I’m curious, what does the mean actually represent?

The average outcome of the models if all the assumptions are made? That’s what I suspect it represents but that doesn’t seem to have any use or meaning.

What do you suspect it represents?

Dave Fair
Reply to  steven mosher
February 7, 2019 8:31 am

But … but … but … Lord Gavin told us that it was so.

Reply to  steven mosher
February 7, 2019 12:23 pm

Better to cherry pick the “best” model,
that comes closest to a decent
climate prediction, and ignore
all the other wild guess models ?

Since climate change physics are not known,
other than a list of suspects,
it is impossible to build a climate change
model that predicts the future climate
based on the science, rather than a lucky guess.
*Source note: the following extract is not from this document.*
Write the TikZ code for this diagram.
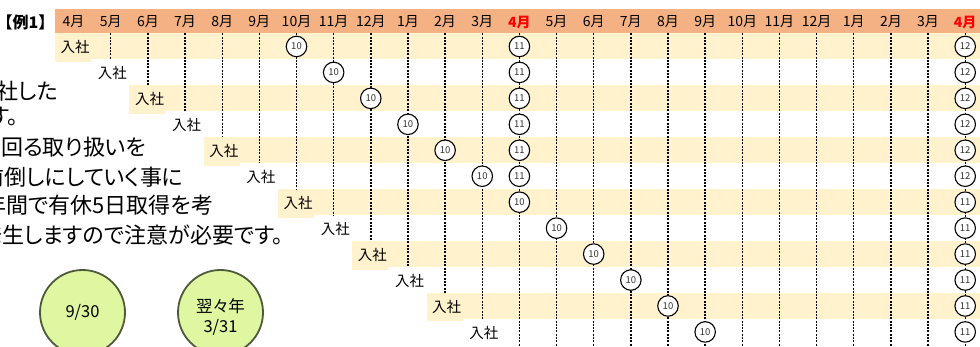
\documentclass[tikz,border=0pt]{standalone}
\usepackage{fontspec}
\setmainfont{Noto Sans CJK JP}[RawFeature={+palt}]
\newfontfamily\titlefont{Noto Sans CJK JP}
\definecolor{hdr}{HTML}{F4B183}
\definecolor{stripe}{HTML}{FFF2CC}
\definecolor{lime}{RGB}{222,247,160}
\definecolor{limeedge}{RGB}{78,88,58}
\definecolor{numgray}{HTML}{333333}
\begin{document}
\begin{tikzpicture}[x=1pt,y=-1pt,
  month/.style={font=\fontsize{14}{14}\selectfont, inner sep=0pt},
  redmonth/.style={inner sep=0pt, text=red, font=\fontsize{14}{14}\selectfont\bfseries},
  entry/.style={font=\fontsize{14.5}{14.5}\selectfont, inner sep=0pt, anchor=west},
  numc/.style={circle, draw=black, line width=1.1pt, fill=white, minimum size=20.5pt, inner sep=0pt, font=\fontsize{9.5}{9.5}\selectfont, text=numgray},
  vline/.style={draw=black, line width=1.4pt, dash pattern=on 2pt off 1.3pt},
  para/.style={font=\fontsize{22}{22}\selectfont, inner sep=0pt, anchor=west},
  bigc/.style={circle, draw=limeedge, line width=1.8pt, fill=lime, minimum size=85pt, inner sep=0pt},
  bigtxt/.style={font=\fontsize{16.5}{20}\selectfont, align=center, inner sep=0pt}
]
\useasboundingbox (0,0) rectangle (980,347);
\clip (0,0) rectangle (980,347);
% header bar
\fill[hdr] (55,9) rectangle (980,33.5);
% stripes
\foreach \i in {1,3,...,11} {
  \pgfmathsetmacro\xl{55+37.15*(\i-1)}
  \pgfmathsetmacro\yt{33.5+25.95*(\i-1)}
  \fill[stripe] (\xl,\yt) rectangle (980,\yt+25.95);
  \fill[stripe] (\xl,\yt) rectangle (\xl+36,\yt+28.5);
}
% title
\node[font=\titlefont\fontsize{16}{16}\selectfont\bfseries, inner sep=0pt, anchor=west] (title) at (0.5,22) {\kern-4pt【例1】\kern-5pt};
% month labels
\foreach \k in {0,...,24} {
  \pgfmathsetmacro\xc{73.6+37.15*\k}
  \pgfmathtruncatemacro\mn{mod(\k+3,12)+1}
  \ifnum\k=12
    \node[redmonth] (m\k) at (\xc,22) {\mn{}月};
  \else\ifnum\k=24
    \node[redmonth] (m\k) at (\xc,22) {\mn{}月};
  \else
    \node[month] (m\k) at (\xc,22) {\mn{}月};
  \fi\fi
}
% vertical dashed lines
\foreach \k in {1,...,11} {
  \pgfmathsetmacro\xc{73.6+37.15*\k}
  \coordinate (lt\k) at (\xc,33.5);
  \coordinate (lb\k) at (\xc,33.5+25.95*\k);
  \draw[vline] (lt\k) -- (lb\k);
}
\foreach \k in {12,...,24} {
  \pgfmathsetmacro\xc{73.6+37.15*\k}
  \coordinate (lt\k) at (\xc,33.5);
  \coordinate (lb\k) at (\xc,350);
  \draw[vline] (lt\k) -- (lb\k);
}
% entry labels
\foreach \i in {1,...,12} {
  \pgfmathsetmacro\xl{55+37.15*(\i-1)+5.5}
  \pgfmathsetmacro\yc{33.5+25.95*(\i-0.5)+1}
  \node[entry] (e\i) at (\xl,\yc) {入社};
}
% numbered circles
\foreach \i in {1,...,12} {
  \pgfmathsetmacro\yc{33.5+25.95*(\i-0.5)}
  \pgfmathsetmacro\xa{73.6+37.15*(\i+5)}
  \node[numc] (a\i) at (\xa,\yc) {10};
  \pgfmathsetmacro\xe{73.6+37.15*24}
  \pgfmathtruncatemacro\nz{ifthenelse(\i<7,12,11)}
  \node[numc] (z\i) at (\xe,\yc) {\nz};
}
\foreach \i in {1,...,6} {
  \pgfmathsetmacro\yc{33.5+25.95*(\i-0.5)}
  \pgfmathsetmacro\xb{73.6+37.15*12}
  \node[numc] (b\i) at (\xb,\yc) {11};
}
% paragraph (clipped at left edge)
\node[para] (p1) at (-3.5,91) {社した};
\node[para] (p2) at (-11,116) {す。};
\node[para] (p3) at (1,147) {回る取り扱いを};
\node[para] (p4) at (-18,177.5) {前倒しにしていく事に};
\node[para] (p5) at (-16,205.5) {年間で有休5日取得を考};
\node[para] (p6) at (-20,235.5) {発生しますので注意が必要です。};
% green circles
\node[bigc] (g1) at (82.5,312.5) {};
\node[bigtxt] (g1t) at (82.5,312.5) {9/30};
\node[bigc] (g2) at (220.5,312.5) {};
\node[bigtxt] (g2t) at (220.5,317) {翌々年\\3/31};
\end{tikzpicture}
\end{document}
If any of the climate models DID seem to make
a good prediction, it would just be by chance,
not by design.

John Bills
February 7, 2019 7:35 am


Owing to different model performances against observations and the lack of independence among models, there is now evidence that giving equal weight to each available model projection is suboptimal.
Or in other words models suck.

comment image

Michael Jankowski
Reply to  John Bills
February 7, 2019 10:43 am

This came up a few weeks ago…despite the publication in question being from 2018, mosh said this has been known for over a decade or something but that nobody knew how to address it lol.

February 8, 2019 1:39 am

Bob, another fascinating article. Just wondering… do you have a graph of the zonal trend 1916 – 1945 overlaid with the zonal trend 1970 – 1997 (or whatever years cover the highest recent rate of warning)? It would be interesting to compare the two.

Ulric Lyons
February 8, 2019 7:39 pm

Polar amplification is a myth. Ocean phases change inversely to net changes in climate forcing, the AMO and Arctic are naturally warmer during solar minima.